DIRECTIONS FOR THIS TASK: Print word for word the first line of the listing below and every line after it, through the line with "Q = list(range(0, 61, 2))". Leave out the pictures and the rest.

++++ PROVIDED DATA

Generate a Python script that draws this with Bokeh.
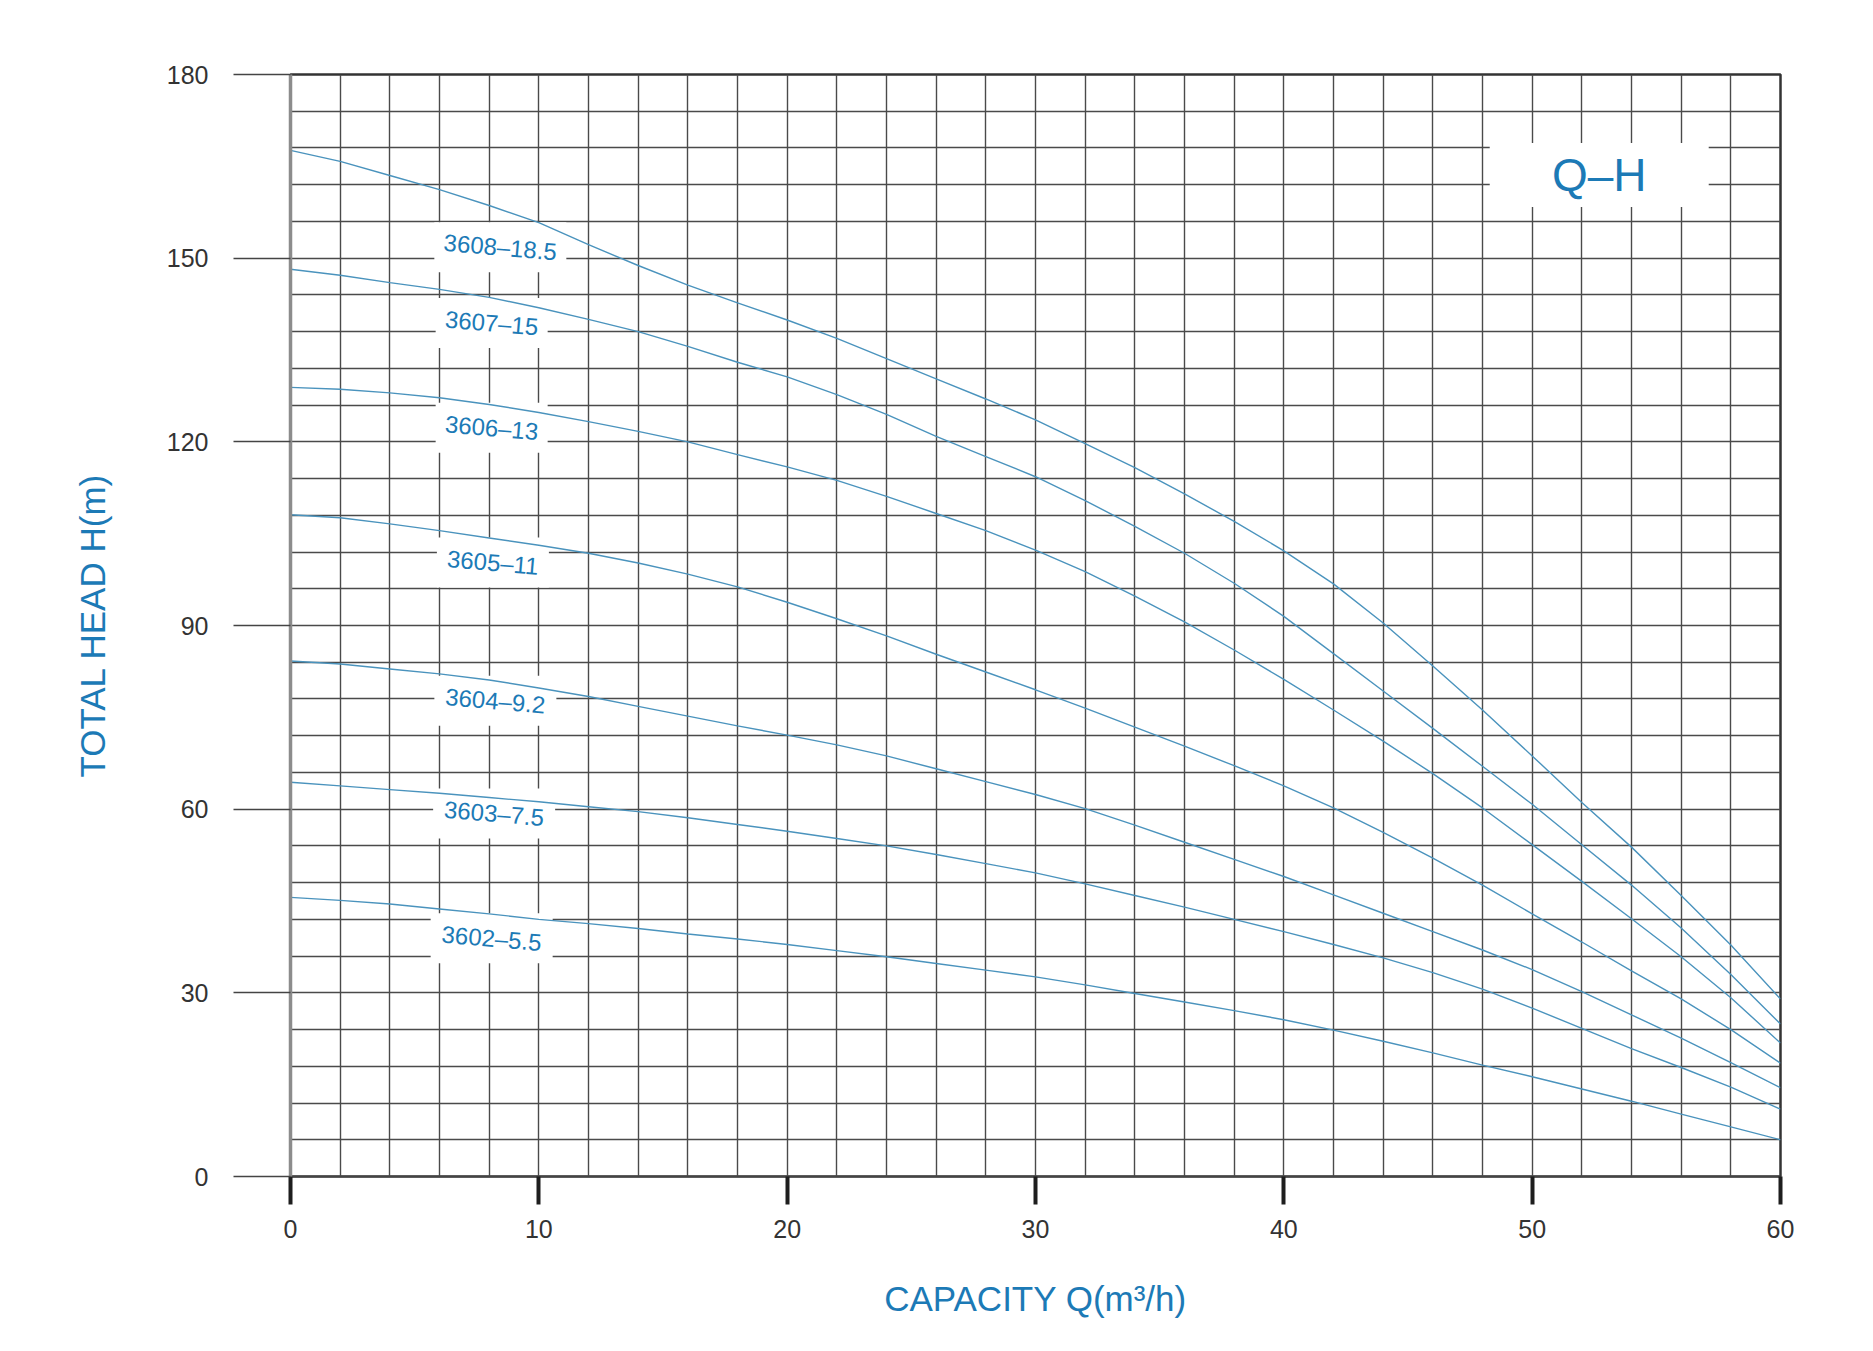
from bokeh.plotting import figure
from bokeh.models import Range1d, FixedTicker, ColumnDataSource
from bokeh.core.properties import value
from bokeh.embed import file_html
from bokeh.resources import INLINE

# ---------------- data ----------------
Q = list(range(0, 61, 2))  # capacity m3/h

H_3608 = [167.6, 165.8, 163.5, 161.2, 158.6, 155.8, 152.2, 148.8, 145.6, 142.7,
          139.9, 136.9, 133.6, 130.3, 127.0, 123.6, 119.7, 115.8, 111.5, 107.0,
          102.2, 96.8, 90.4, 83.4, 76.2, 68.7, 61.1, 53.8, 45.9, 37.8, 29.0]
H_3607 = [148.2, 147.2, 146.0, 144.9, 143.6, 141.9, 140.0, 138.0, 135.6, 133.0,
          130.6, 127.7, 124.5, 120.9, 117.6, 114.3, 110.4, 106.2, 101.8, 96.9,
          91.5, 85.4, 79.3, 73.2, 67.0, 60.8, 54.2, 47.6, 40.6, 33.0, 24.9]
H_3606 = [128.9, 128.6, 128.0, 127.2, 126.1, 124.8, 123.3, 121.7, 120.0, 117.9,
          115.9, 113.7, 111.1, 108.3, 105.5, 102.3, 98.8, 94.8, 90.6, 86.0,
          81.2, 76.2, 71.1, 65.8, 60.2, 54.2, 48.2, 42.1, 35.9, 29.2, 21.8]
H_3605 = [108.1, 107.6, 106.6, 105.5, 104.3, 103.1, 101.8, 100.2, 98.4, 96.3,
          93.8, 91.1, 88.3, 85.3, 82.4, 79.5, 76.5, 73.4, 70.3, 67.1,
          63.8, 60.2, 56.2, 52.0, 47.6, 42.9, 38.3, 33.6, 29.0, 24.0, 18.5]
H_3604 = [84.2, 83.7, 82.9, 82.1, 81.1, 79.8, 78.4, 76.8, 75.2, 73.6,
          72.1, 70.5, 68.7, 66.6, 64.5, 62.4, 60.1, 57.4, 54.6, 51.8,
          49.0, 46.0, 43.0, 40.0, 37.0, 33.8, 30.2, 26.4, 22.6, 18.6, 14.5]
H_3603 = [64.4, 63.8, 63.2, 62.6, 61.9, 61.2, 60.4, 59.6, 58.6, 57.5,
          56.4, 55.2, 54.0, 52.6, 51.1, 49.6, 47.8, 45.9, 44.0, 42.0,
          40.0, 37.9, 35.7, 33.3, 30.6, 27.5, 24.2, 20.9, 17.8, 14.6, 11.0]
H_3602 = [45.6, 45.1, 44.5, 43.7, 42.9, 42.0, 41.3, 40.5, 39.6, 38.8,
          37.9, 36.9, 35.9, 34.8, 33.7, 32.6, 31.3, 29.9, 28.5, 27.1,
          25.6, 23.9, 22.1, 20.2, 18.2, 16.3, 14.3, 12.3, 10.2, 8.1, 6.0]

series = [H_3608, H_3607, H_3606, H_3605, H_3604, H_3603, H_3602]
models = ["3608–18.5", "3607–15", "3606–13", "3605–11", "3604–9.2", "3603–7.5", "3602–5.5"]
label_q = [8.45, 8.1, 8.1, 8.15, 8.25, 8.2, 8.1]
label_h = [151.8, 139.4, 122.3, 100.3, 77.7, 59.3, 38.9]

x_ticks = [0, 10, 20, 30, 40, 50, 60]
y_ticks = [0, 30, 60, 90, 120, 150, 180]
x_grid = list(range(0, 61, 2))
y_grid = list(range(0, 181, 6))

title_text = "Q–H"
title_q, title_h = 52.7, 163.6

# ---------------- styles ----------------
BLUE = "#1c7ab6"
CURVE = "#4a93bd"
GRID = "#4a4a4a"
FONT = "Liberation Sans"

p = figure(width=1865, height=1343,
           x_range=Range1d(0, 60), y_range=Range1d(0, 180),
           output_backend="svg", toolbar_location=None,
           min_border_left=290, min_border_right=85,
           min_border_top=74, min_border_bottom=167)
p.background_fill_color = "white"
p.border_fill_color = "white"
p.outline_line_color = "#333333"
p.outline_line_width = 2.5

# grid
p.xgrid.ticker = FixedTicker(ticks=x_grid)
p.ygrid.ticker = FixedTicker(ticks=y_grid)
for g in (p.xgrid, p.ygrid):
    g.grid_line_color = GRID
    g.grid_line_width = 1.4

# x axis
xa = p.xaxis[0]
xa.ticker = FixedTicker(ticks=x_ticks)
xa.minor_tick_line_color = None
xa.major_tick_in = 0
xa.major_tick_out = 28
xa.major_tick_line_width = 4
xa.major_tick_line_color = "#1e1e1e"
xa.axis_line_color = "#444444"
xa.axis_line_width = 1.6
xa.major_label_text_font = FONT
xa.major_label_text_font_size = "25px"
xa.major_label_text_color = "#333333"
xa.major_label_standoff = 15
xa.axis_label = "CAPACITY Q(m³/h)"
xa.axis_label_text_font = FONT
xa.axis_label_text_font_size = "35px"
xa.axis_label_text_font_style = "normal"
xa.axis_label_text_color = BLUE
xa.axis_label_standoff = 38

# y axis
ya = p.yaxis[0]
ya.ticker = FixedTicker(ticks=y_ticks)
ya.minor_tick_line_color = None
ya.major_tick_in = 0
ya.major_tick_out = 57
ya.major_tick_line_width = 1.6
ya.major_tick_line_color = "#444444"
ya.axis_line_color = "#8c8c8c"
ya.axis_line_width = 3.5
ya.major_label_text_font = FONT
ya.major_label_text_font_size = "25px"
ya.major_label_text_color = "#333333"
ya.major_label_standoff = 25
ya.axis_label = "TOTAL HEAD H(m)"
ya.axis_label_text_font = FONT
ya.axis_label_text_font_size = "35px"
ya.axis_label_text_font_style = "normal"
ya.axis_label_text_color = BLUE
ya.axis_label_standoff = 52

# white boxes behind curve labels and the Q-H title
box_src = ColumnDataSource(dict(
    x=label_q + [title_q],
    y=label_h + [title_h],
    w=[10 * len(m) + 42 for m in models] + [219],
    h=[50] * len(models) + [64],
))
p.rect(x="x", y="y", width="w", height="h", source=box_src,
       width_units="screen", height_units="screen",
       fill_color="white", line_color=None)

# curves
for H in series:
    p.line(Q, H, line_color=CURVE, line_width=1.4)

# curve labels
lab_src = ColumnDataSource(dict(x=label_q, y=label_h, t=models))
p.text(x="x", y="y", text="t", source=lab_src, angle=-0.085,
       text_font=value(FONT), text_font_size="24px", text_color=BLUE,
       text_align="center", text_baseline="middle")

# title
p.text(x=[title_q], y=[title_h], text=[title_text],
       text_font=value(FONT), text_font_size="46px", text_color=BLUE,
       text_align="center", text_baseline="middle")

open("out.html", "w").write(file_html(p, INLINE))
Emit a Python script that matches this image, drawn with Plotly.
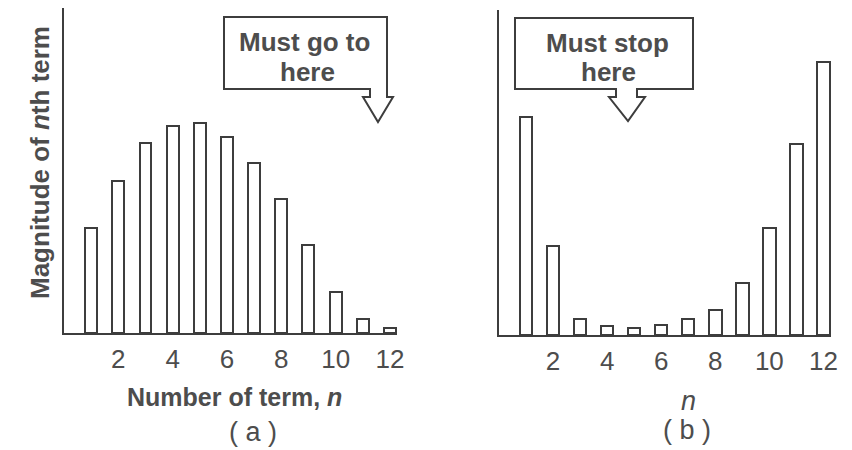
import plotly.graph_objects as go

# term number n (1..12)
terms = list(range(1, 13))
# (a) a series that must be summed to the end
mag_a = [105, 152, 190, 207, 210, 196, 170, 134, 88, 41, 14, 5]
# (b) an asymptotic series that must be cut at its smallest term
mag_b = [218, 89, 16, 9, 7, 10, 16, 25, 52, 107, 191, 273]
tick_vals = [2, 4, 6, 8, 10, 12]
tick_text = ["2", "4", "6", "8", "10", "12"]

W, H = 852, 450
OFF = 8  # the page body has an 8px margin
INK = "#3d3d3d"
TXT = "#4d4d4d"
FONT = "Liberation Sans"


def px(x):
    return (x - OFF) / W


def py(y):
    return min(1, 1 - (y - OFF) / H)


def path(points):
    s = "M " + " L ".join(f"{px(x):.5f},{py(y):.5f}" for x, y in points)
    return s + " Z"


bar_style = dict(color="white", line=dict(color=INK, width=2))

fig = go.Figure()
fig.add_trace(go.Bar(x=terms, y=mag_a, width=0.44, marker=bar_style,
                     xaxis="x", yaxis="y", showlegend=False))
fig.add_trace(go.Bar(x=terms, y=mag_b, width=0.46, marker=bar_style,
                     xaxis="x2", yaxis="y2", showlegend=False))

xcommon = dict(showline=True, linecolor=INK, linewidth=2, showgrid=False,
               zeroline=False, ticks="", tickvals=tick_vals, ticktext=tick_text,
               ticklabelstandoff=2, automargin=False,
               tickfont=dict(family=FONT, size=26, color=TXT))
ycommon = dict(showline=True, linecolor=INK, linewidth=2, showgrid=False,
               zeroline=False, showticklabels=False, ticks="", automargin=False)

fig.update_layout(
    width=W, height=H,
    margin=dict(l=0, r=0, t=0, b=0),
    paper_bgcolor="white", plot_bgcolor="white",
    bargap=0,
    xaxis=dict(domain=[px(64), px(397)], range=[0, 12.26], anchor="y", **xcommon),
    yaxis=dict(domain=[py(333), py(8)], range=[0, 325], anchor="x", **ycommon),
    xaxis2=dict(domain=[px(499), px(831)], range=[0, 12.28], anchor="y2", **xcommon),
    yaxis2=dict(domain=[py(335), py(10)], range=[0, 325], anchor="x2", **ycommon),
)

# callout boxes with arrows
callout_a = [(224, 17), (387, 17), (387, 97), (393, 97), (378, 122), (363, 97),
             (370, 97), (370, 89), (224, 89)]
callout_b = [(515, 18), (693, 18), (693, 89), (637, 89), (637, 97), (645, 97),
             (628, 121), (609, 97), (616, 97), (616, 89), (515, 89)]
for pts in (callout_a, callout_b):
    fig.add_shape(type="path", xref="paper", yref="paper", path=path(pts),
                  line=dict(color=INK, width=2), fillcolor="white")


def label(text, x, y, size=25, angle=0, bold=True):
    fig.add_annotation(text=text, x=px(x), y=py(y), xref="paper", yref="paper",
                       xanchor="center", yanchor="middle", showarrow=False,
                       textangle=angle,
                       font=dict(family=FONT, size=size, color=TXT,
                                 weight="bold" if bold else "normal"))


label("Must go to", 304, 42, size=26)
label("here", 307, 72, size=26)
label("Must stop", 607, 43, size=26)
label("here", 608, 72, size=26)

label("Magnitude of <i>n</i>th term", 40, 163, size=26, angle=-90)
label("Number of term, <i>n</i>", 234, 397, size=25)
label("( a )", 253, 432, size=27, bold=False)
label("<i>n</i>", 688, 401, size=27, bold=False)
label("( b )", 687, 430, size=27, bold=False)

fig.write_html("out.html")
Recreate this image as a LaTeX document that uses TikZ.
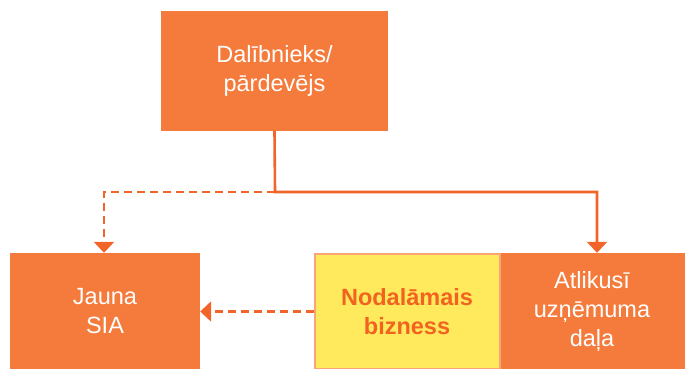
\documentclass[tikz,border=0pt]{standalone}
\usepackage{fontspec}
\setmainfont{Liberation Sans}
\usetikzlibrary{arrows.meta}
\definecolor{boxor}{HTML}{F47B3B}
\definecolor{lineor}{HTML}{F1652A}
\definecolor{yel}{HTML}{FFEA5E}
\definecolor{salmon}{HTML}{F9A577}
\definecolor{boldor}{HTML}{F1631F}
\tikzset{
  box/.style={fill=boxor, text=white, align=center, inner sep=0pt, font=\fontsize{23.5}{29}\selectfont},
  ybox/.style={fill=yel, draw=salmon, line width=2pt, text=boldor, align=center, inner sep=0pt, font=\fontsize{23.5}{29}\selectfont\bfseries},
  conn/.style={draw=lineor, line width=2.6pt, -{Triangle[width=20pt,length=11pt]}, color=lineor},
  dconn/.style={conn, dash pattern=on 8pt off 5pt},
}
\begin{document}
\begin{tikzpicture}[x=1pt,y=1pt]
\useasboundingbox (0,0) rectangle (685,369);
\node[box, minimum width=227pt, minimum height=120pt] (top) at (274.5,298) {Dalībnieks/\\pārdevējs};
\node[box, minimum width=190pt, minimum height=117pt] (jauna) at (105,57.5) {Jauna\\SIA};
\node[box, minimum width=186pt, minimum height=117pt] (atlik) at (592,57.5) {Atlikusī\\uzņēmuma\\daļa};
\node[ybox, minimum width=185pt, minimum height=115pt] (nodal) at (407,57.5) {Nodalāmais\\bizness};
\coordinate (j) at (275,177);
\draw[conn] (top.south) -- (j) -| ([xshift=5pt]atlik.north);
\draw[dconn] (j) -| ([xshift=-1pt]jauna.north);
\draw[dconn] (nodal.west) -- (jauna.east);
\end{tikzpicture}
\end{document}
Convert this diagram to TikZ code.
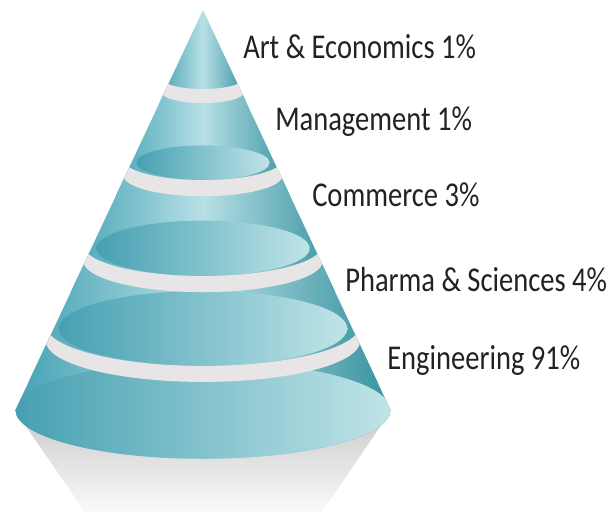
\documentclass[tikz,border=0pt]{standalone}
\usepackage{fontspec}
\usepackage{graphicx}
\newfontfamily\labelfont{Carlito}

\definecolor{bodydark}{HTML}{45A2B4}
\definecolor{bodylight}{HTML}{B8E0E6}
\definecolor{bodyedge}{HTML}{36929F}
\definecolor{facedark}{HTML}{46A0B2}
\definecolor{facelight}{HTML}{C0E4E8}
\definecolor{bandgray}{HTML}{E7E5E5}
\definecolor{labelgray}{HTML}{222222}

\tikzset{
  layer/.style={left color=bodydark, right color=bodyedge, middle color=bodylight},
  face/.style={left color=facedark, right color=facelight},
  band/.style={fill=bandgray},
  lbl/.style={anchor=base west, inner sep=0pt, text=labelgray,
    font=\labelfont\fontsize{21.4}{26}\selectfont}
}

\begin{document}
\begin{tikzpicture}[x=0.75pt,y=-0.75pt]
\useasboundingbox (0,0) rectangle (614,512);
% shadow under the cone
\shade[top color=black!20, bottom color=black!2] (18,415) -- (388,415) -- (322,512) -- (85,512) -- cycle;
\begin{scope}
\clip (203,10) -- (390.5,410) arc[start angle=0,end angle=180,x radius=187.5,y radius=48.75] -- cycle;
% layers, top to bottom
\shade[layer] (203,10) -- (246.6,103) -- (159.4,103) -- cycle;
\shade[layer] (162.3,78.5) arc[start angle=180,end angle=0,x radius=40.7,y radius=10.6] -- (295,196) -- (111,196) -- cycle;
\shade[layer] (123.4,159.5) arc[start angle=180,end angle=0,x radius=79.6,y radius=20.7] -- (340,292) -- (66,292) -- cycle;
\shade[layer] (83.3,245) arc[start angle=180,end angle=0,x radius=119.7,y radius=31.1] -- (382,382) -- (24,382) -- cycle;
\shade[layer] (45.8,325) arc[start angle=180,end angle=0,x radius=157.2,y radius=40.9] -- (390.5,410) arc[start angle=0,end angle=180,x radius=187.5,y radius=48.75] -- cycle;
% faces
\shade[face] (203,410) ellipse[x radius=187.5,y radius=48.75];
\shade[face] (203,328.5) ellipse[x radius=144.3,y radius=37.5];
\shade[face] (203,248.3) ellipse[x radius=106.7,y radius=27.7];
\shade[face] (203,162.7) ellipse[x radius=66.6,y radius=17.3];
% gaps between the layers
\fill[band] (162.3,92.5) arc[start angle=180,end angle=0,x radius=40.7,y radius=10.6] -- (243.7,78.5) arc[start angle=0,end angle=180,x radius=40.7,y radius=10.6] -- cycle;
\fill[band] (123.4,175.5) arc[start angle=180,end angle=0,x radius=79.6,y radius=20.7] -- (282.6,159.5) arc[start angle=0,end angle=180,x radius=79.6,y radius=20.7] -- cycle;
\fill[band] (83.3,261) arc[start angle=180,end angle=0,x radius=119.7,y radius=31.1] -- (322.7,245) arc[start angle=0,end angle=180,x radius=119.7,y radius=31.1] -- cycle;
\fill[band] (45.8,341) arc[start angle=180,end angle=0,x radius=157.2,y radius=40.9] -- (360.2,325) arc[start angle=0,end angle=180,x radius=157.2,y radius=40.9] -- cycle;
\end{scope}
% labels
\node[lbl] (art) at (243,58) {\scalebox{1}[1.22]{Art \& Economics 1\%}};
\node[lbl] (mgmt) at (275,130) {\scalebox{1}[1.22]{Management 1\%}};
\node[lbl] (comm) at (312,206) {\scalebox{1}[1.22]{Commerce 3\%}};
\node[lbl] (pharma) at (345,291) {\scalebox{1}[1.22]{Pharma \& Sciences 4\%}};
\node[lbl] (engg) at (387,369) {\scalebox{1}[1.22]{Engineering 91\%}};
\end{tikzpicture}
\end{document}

++++++++

FINISHED TASK:
Generate a Python script that draws this with Bokeh.
from bokeh.plotting import figure
from bokeh.models import Range1d, FixedTicker, ColumnDataSource
from bokeh.core.properties import value
from bokeh.embed import file_html
from bokeh.resources import INLINE

# ---------------- data ----------------
Q = list(range(0, 61, 2))  # capacity m3/h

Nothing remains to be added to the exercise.